>> BEGIN

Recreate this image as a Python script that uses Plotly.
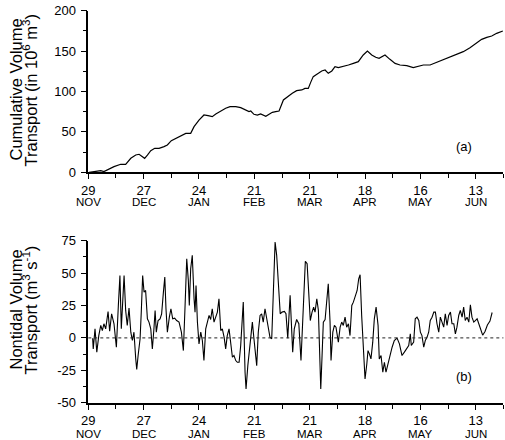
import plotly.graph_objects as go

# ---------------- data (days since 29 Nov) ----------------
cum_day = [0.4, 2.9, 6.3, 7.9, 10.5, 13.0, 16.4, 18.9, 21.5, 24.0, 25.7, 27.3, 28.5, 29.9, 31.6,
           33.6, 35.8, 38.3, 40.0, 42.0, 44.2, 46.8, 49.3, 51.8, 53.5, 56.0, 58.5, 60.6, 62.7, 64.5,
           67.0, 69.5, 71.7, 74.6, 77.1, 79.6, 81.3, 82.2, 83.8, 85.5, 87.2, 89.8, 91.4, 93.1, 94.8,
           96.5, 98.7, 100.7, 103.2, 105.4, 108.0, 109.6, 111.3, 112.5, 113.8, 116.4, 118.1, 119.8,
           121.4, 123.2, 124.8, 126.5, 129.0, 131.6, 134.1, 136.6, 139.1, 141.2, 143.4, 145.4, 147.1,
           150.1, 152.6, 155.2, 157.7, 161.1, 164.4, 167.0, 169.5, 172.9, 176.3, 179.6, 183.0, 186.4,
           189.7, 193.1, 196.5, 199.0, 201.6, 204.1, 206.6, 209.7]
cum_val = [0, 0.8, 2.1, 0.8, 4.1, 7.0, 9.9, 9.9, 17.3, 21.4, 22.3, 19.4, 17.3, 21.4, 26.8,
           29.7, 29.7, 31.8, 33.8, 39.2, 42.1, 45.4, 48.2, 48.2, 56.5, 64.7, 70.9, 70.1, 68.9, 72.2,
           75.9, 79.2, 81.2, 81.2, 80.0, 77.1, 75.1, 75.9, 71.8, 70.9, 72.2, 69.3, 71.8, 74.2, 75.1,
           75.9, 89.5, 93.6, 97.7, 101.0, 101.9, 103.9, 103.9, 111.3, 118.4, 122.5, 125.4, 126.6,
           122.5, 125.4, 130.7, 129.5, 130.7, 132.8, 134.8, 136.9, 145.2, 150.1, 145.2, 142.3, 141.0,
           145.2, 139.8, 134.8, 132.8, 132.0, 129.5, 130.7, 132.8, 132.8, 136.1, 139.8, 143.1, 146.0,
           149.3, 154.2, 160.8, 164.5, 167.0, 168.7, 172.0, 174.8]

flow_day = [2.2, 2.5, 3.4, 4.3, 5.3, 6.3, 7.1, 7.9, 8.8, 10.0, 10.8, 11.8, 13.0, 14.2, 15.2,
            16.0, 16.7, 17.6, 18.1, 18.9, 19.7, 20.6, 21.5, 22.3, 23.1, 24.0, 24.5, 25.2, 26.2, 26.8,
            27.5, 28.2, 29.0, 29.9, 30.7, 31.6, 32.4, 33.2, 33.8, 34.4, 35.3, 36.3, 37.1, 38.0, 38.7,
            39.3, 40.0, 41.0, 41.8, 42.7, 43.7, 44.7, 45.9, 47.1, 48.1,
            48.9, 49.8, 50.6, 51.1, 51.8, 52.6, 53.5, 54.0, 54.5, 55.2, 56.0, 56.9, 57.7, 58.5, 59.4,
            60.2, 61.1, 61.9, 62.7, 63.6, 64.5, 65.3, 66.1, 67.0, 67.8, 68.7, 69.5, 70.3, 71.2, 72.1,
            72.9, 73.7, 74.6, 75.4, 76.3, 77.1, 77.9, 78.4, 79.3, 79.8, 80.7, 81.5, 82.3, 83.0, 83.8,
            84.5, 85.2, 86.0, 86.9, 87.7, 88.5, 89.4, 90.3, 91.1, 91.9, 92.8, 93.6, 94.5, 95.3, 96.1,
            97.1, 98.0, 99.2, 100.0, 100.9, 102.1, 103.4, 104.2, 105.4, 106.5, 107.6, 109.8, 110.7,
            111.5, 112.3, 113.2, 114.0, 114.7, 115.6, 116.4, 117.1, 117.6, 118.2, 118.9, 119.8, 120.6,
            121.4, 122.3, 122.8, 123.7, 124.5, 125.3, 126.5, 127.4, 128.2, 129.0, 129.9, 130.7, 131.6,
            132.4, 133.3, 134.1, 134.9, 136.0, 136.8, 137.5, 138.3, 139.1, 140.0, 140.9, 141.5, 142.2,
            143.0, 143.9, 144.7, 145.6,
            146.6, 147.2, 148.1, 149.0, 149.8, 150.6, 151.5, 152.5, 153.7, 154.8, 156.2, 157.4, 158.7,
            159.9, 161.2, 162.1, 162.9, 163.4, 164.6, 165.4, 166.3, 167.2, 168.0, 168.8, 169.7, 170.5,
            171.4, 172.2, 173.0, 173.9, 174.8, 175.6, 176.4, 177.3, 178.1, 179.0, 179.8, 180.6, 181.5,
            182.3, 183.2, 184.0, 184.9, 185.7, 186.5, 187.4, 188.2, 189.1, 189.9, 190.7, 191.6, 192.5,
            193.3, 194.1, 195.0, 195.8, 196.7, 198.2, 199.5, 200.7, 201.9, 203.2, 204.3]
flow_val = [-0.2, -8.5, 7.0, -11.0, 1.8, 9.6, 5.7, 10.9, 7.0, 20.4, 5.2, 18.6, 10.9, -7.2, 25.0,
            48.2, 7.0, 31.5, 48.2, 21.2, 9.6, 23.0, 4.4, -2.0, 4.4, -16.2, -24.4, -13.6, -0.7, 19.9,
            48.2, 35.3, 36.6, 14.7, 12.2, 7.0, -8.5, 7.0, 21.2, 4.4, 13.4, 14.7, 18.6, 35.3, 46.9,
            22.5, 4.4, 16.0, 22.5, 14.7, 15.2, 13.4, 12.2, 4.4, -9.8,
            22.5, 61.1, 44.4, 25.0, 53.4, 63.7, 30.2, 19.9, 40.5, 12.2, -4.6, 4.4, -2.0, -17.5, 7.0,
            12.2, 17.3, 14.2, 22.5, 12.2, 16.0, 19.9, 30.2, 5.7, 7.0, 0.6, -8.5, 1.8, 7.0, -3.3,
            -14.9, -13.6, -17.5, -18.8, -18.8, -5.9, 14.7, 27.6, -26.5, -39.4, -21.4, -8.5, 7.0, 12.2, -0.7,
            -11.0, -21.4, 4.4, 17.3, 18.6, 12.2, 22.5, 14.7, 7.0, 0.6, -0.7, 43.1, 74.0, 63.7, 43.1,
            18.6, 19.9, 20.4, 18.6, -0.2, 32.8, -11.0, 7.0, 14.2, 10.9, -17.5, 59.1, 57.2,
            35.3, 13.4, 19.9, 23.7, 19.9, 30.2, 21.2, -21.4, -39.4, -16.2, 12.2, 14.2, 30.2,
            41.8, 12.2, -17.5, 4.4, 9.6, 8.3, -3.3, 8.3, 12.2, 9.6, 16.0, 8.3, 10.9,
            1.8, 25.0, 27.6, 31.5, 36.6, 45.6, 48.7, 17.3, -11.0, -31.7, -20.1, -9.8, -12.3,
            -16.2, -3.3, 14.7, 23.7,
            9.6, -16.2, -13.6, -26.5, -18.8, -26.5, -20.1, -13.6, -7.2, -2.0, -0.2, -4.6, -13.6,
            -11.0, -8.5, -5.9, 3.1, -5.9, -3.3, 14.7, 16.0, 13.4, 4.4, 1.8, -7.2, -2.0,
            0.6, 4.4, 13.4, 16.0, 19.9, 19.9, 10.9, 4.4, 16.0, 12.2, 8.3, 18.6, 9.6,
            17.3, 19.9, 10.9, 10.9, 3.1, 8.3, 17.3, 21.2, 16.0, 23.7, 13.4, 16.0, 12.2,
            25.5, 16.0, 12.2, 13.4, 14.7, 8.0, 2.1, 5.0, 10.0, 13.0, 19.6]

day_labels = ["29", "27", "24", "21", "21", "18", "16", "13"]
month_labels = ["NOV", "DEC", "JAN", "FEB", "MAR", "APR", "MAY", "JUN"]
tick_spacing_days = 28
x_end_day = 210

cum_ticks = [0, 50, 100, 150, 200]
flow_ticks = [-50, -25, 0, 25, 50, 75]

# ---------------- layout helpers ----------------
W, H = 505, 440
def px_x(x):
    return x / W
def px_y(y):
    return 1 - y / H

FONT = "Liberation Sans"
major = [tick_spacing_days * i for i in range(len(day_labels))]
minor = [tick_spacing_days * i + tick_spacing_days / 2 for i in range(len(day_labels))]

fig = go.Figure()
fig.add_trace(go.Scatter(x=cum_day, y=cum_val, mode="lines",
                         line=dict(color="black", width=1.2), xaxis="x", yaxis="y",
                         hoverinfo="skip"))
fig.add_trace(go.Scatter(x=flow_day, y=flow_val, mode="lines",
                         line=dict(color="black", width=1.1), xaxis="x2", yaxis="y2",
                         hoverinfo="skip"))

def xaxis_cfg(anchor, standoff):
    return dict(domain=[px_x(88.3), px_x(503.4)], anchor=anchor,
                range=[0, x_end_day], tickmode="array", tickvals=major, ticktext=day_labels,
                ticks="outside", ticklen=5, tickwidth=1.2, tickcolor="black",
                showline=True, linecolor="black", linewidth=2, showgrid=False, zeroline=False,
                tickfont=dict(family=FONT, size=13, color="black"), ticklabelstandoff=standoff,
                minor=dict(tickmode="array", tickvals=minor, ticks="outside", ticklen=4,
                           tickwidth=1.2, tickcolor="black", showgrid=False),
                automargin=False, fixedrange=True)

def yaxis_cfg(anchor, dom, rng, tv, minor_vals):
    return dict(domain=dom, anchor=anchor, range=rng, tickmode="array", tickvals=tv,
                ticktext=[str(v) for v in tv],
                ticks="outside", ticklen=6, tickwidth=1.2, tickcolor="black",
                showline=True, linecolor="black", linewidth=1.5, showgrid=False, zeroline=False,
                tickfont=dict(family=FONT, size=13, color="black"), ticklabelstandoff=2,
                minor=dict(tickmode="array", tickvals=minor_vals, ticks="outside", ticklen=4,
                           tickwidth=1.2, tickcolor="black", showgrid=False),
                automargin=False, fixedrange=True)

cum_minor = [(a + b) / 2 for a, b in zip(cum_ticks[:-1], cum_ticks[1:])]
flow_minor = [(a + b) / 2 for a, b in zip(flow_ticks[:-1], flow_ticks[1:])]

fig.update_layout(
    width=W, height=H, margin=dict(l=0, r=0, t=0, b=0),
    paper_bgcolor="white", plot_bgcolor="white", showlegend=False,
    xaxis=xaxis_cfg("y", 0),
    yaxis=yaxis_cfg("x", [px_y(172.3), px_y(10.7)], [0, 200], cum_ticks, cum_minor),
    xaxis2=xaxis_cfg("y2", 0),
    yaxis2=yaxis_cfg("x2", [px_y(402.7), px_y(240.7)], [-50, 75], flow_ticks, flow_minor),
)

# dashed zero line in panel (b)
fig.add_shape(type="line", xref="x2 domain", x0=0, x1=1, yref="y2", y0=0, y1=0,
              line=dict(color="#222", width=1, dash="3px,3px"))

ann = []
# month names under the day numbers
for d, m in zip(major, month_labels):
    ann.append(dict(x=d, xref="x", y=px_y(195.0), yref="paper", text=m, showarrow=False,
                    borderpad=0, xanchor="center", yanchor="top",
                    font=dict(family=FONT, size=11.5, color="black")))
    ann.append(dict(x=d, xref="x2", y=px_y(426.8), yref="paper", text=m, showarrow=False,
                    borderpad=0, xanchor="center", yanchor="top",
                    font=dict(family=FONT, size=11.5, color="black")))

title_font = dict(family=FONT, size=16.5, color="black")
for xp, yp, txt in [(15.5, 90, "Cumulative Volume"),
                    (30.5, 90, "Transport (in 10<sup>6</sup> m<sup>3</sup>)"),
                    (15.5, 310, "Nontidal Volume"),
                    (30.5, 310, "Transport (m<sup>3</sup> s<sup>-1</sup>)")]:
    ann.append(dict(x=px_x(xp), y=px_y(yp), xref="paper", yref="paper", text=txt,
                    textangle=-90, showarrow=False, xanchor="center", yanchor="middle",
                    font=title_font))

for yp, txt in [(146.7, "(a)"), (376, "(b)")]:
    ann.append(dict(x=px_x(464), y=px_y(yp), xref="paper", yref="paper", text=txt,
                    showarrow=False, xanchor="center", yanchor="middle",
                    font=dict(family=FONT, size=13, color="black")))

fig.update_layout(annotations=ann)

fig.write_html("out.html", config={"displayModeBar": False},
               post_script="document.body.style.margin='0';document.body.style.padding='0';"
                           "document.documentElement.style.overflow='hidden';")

>> END

• [Description of the task]
Reproduce the material above exactly, first line through the line that contains "import plotly.graph_objects as go", minus the pictures.

• [Solution to this exercise]
Recreate this image as a Python script that uses Plotly.
import plotly.graph_objects as go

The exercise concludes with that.